For each selected index, a CSV file with all its values is generated. In Fig. 6.34b a sample of the CSV file generated by the Number of customers in the Available station is shown. The values of the three columns are: the time stamps of the event, the actual number of customers in the station, and the time interval since the last event, respectively.

Fig. 6.34
figure 34

Selection of statistical analyses (see Stat.Res. check boxes) of three performance indexes (a) and a sample of the CSV file of Number of Customers of the Available station (b)

Fig. 6.35
figure 35

Statistical indexes computed for the Number of Unavailable nodes

For example, Fig. 6.35 shows the statistical indexes computed for the Number of customers in the Unavailable node. The histogram graph style has been selected.

Fig. 6.36
figure 36

Behavior of the number of nodes available in the crowd platform (a) and of the System Response times of User requests (b) in the time interval \(0\div 20000\,\)s

By processing the CSV files there is the possibility to analyze the behavior of the indexes over time. Figure 6.36a represents the behavior of the Number of Customers of class-Node in the Available station (that correspond to the number of nodes available in the crowd platform) over time. Each increasing step means the occurrence of an arrival (a contribution) of a new system (node) or the completion of the execution of a User request that releases the server. Each decreasing step means that a system has been removed from the crowd or that a server has been assigned to a newly arrived User request. The values plotted have been obtained in a model with mean unavailability time \(S_{Unava}=1\,\)s and cv = 20.

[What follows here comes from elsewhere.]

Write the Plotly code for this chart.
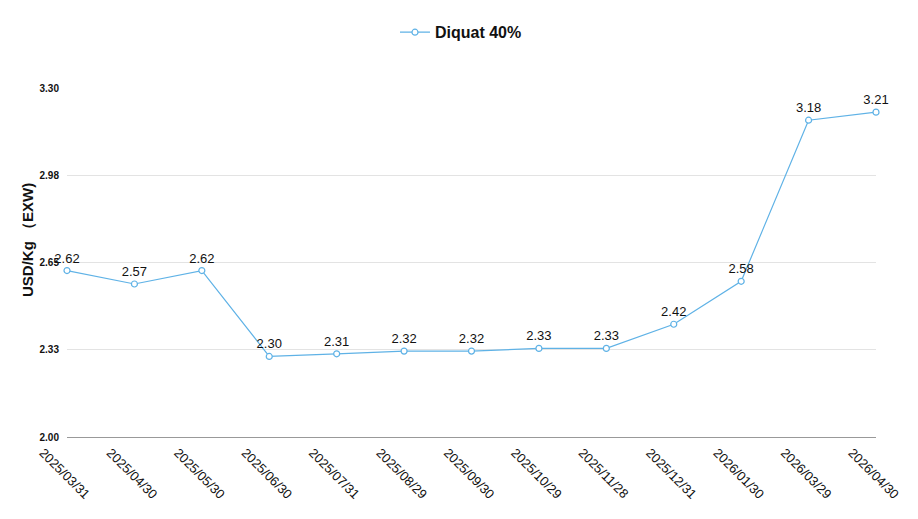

Figure 6.36a shows for the same time interval the behavior of the System Response time of the User requests. The values of this index are highly fluctuating. As can be seen from Fig. 6.36, the high peaks of Response times (see, e.g., the one ending at about 15000 s in Fig. 6.36b) occur after periods where the number of nodes available for computations is very low or null (see Fig. 6.36a). In fact, the primary effect of these periods is represented by the fast increase of the queue of User requests waiting to enter the FCR, resulting in a significant increase in their Response time.